Anche questa censura e' infondata.

Secondo la consolidata giurisprudenza di questa Corte, nell'ipotesi in cui il litisconsorte necessario pretermesso intervenga volontariamente in appello, il principio secondo cui giudice di appello non e' tenuto a rimettere la causa al giudice di primo grado, ai sensi dell'articolo 354 c.p.c., ma deve trattenerla e decidere sul gravame opera soltanto se l'interveniente abbia accettato la causa nello stato e grado in cui si trova, chiedendo che la causa sia cosi' decisa, e nessuna delle altre parti resti privata di facolta' processuali non gia' altrimenti pregiudicate (Cass. 16504/05; Cass. 4883/93). In particolare, e' stato affermato che il detto principio non puo' trovare applicazione nell'ipotesi in cui il litisconsorte, chiamato soltanto nel giudizio di secondo grado, sia rimasto contumace (Cass. 5222/80).

Nel caso di specie, risulta dagli atti che, come rilevato dalla sentenza impugnata, non solo i condomini intervenuti in appello avevano chiesto, in via primaria ed assorbente, l'annullamento della sentenza di primo grado proprio a causa della mancanza, in quel giudizio, del contraddittorio, ma uno dei liticonsorti necessari (la condomina Sc.

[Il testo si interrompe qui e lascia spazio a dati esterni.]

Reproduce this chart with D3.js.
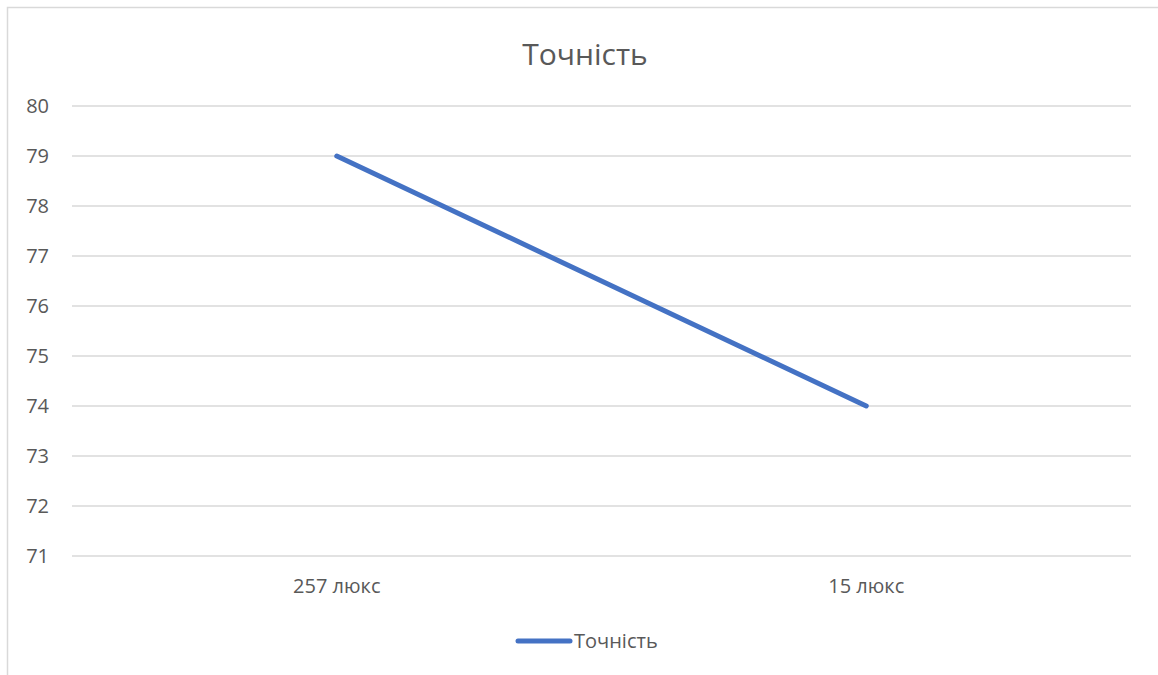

Ra.) non convenuta in primo grado e citata in secondo grado, non si era costituita in appello, "cio' solo precludendo ogni ipotizzabile effetto sanante derivante dalla costituzione degli altri litisconsorti".

Correttamente, quindi, il giudice di appello ha ritenuto insanabile il difetto di contraddittorio e negato la rimessione della causa al Tribunale.

Anche il secondo motivo va respinto.

Consegue il rigetto del ricorso, con condanna dei ricorrenti, in solido, al pagamento delle spese, liquidate come segue.

P.Q.M.

La Corte rigetta il ricorso e condanna I ricorrenti, in solido, alle spese, liquidate in euro 2.100,00 (duemilacento) di cui euro 2.000,00 (duemila) per onorari.